Наверное, не стоит слишком печалиться по поводу недостачи милосердия в современных пьесах — в переводе на язык эстетических категорий милосердие называется сентиментальностью, а ее и у Петрушевской, к счастью, немного. Главное различие видится в ином: большинство «новых драматургов» взяли у Петрушевской бытовой абсурдизм и трансгрессию (языковую и поведенческую), «позабыв» или не сумев воспринять виртуозную языковую игру, что, конечно же, сильно обеднило смысл заимствований.

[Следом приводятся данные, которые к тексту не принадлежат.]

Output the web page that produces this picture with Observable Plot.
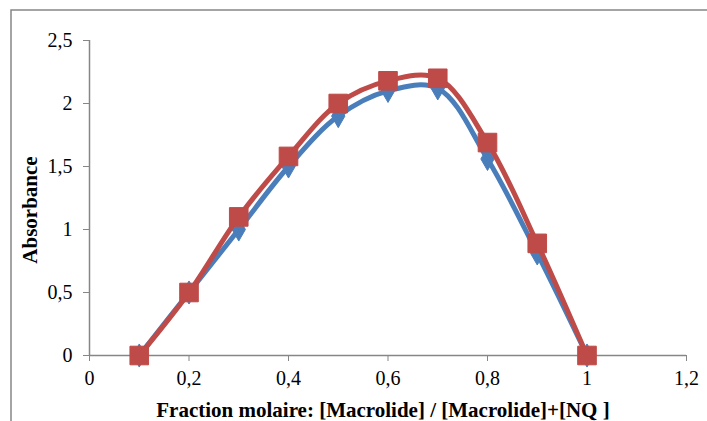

Посредниками между НД и Петрушевской стали драматурги, получившие известность в 1980-е годы: Нина Садур, Алексей Шипенко[1166], Михаил Волохов[1167]. В генезисе русского драматургического гипернатурализма особая роль принадлежит и пьесам Владимира Сорокина. В своих драмах Сорокин постепенно, не сразу, но все же нашел эффектные сценические эквиваленты языку насилия, разработанному в его прозе. В лучших из его пьес — «Щи», «Землянка», «Hochzeitreise» — языковые конфликты непосредственно переводятся в действие — то психопатологическое, то авантюрное; иногда это происходит так же, как и в прозе, путем буквализации языковых метафор, а иногда и гораздо более сложным образом, когда каждый герой в своем поведении воплощает определенный вариант разрушения дискурса. По этому же пути Сорокин пошел и в своей кинодраматургии (см., в частности, разбор фильма «Москва» в гл. 13) — недаром и фильм И. Хржановского «4», поставленный по сценарию писателя, органично вписывается в стилистические контексты НД[1168]. Короче говоря, именно Сорокин первым в современной драматургии понял обсценную лексику как дискурсивную метафору насилия, находящую наиболее непосредственное воплощение в театральном или кинематографическом действии; именно он репрезентировал «чернушную» социальную жестокость как драму языка в первую очередь. Кстати, не случайно и то, что в 2007 году по заказу Э. Боякова Сорокин написал специально для театра «Практика» пьесу «Капитал».